Problem to work on -> Images should be left out, and everything else in the listing reproduced exactly.

Data extract ->

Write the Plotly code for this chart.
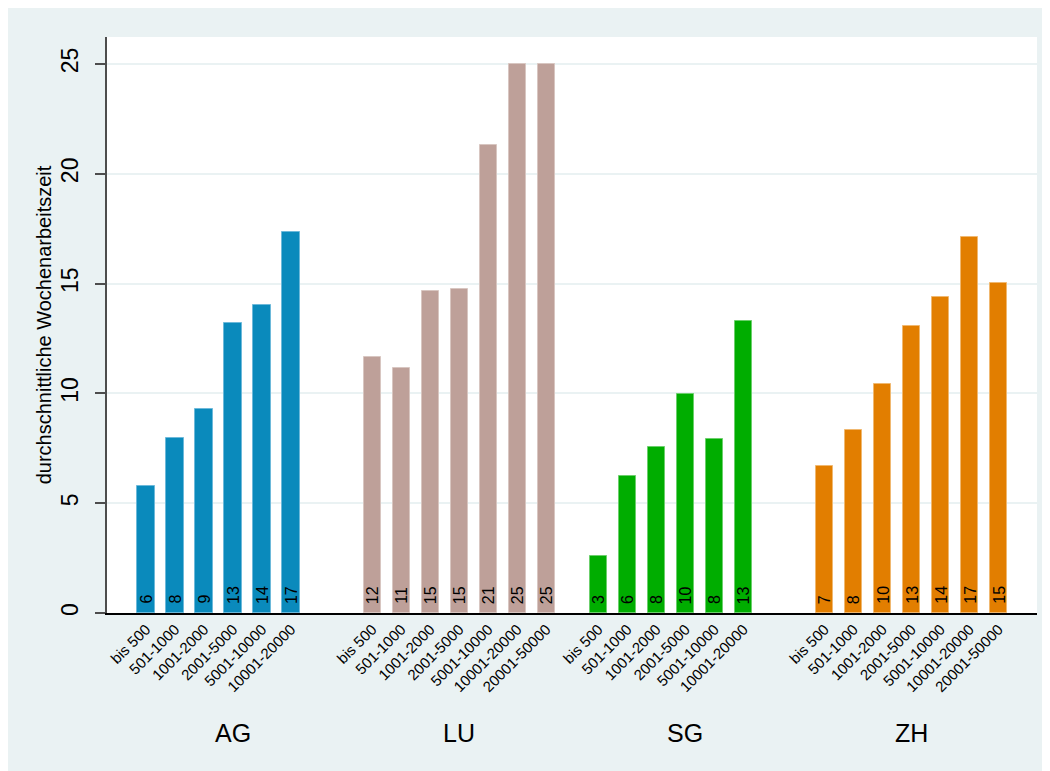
import plotly.graph_objects as go

cantons = ["AG", "LU", "SG", "ZH"]
sizes = ["bis 500", "501-1000", "1001-2000", "2001-5000",
         "5001-10000", "10001-20000", "20001-50000"]
ag = [5.80, 7.97, 9.28, 13.19, 14.03, 17.36, None]
lu = [11.66, 11.16, 14.66, 14.75, 21.31, 25.0, 25.0]
sg = [2.60, 6.22, 7.56, 9.97, 7.91, 13.30, None]
zh = [6.71, 8.32, 10.41, 13.08, 14.39, 17.11, 15.01]
values = [ag, lu, sg, zh]
colors = ["#0A8ABC", "#BEA099", "#00AD00", "#E27E00"]
edge_colors = ["#6DB9DA", "#D8C6C1", "#6CCF6C", "#F0B870"]
y_title = "durchschnittliche Wochenarbeitszeit"

GROUP_PERIOD = 7.8
FONT = "Liberation Sans, Arial, sans-serif"

fig = go.Figure()
tickvals, ticktext = [], []
annotations = []
for g, (canton, vals) in enumerate(zip(cantons, values)):
    xs, ys = [], []
    for i, v in enumerate(vals):
        if v is None:
            continue
        x = g * GROUP_PERIOD + i
        xs.append(x)
        ys.append(v)
        tickvals.append(x)
        ticktext.append(sizes[i])
        annotations.append(dict(
            x=x, y=0, xref="x", yref="y", text=f"{round(v)}",
            textangle=-90, showarrow=False, yanchor="bottom", xanchor="center",
            yshift=7, font=dict(family=FONT, size=16, color="black")))
    fig.add_trace(go.Bar(
        x=xs, y=ys, name=canton, width=0.6,
        marker=dict(color=colors[g], line=dict(color=edge_colors[g], width=1)),
        showlegend=False))
    annotations.append(dict(
        x=g * GROUP_PERIOD + 3, y=-0.208, xref="x", yref="paper",
        text=canton, showarrow=False, xanchor="center", yanchor="middle",
        font=dict(family=FONT, size=25, color="black")))

BG = "#EAF2F3"

fig.update_layout(
    width=1042, height=763,
    margin=dict(l=99, r=13, t=29, b=158, autoexpand=False),
    paper_bgcolor=BG, plot_bgcolor="white",
    font=dict(family=FONT, color="black"),
    bargap=0, annotations=annotations,
    xaxis=dict(range=[-1.345, 30.72], tickvals=tickvals, ticktext=ticktext,
               tickangle=-45, tickfont=dict(size=15), showgrid=False,
               zeroline=False, showline=True, linecolor="black", linewidth=1.5,
               ticks="", automargin=False),
    yaxis=dict(range=[0, 26.23], tickvals=[0, 5, 10, 15, 20, 25],
               tickangle=-90, tickfont=dict(size=23), showgrid=True,
               gridcolor=BG, gridwidth=2, zeroline=False, showline=True,
               linecolor="#4d4d4d", linewidth=1.5, ticks="outside", ticklen=10,
               tickwidth=1.5, tickcolor="#4d4d4d", automargin=False,
               ticklabelstandoff=8,
               title=dict(text=y_title, font=dict(size=20), standoff=0)),
)

fig.write_html("out.html")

Written solution ->
Write the Plotly code for this chart.
import plotly.graph_objects as go

cantons = ["AG", "LU", "SG", "ZH"]
sizes = ["bis 500", "501-1000", "1001-2000", "2001-5000",
         "5001-10000", "10001-20000", "20001-50000"]
ag = [5.80, 7.97, 9.28, 13.19, 14.03, 17.36, None]
lu = [11.66, 11.16, 14.66, 14.75, 21.31, 25.0, 25.0]
sg = [2.60, 6.22, 7.56, 9.97, 7.91, 13.30, None]
zh = [6.71, 8.32, 10.41, 13.08, 14.39, 17.11, 15.01]
values = [ag, lu, sg, zh]
colors = ["#0A8ABC", "#BEA099", "#00AD00", "#E27E00"]
edge_colors = ["#6DB9DA", "#D8C6C1", "#6CCF6C", "#F0B870"]
y_title = "durchschnittliche Wochenarbeitszeit"

GROUP_PERIOD = 7.8
FONT = "Liberation Sans, Arial, sans-serif"

fig = go.Figure()
tickvals, ticktext = [], []
annotations = []
for g, (canton, vals) in enumerate(zip(cantons, values)):
    xs, ys = [], []
    for i, v in enumerate(vals):
        if v is None:
            continue
        x = g * GROUP_PERIOD + i
        xs.append(x)
        ys.append(v)
        tickvals.append(x)
        ticktext.append(sizes[i])
        annotations.append(dict(
            x=x, y=0, xref="x", yref="y", text=f"{round(v)}",
            textangle=-90, showarrow=False, yanchor="bottom", xanchor="center",
            yshift=7, font=dict(family=FONT, size=16, color="black")))
    fig.add_trace(go.Bar(
        x=xs, y=ys, name=canton, width=0.6,
        marker=dict(color=colors[g], line=dict(color=edge_colors[g], width=1)),
        showlegend=False))
    annotations.append(dict(
        x=g * GROUP_PERIOD + 3, y=-0.208, xref="x", yref="paper",
        text=canton, showarrow=False, xanchor="center", yanchor="middle",
        font=dict(family=FONT, size=25, color="black")))

BG = "#EAF2F3"

fig.update_layout(
    width=1042, height=763,
    margin=dict(l=99, r=13, t=29, b=158, autoexpand=False),
    paper_bgcolor=BG, plot_bgcolor="white",
    font=dict(family=FONT, color="black"),
    bargap=0, annotations=annotations,
    xaxis=dict(range=[-1.345, 30.72], tickvals=tickvals, ticktext=ticktext,
               tickangle=-45, tickfont=dict(size=15), showgrid=False,
               zeroline=False, showline=True, linecolor="black", linewidth=1.5,
               ticks="", automargin=False),
    yaxis=dict(range=[0, 26.23], tickvals=[0, 5, 10, 15, 20, 25],
               tickangle=-90, tickfont=dict(size=23), showgrid=True,
               gridcolor=BG, gridwidth=2, zeroline=False, showline=True,
               linecolor="#4d4d4d", linewidth=1.5, ticks="outside", ticklen=10,
               tickwidth=1.5, tickcolor="#4d4d4d", automargin=False,
               ticklabelstandoff=8,
               title=dict(text=y_title, font=dict(size=20), standoff=0)),
)

fig.write_html("out.html")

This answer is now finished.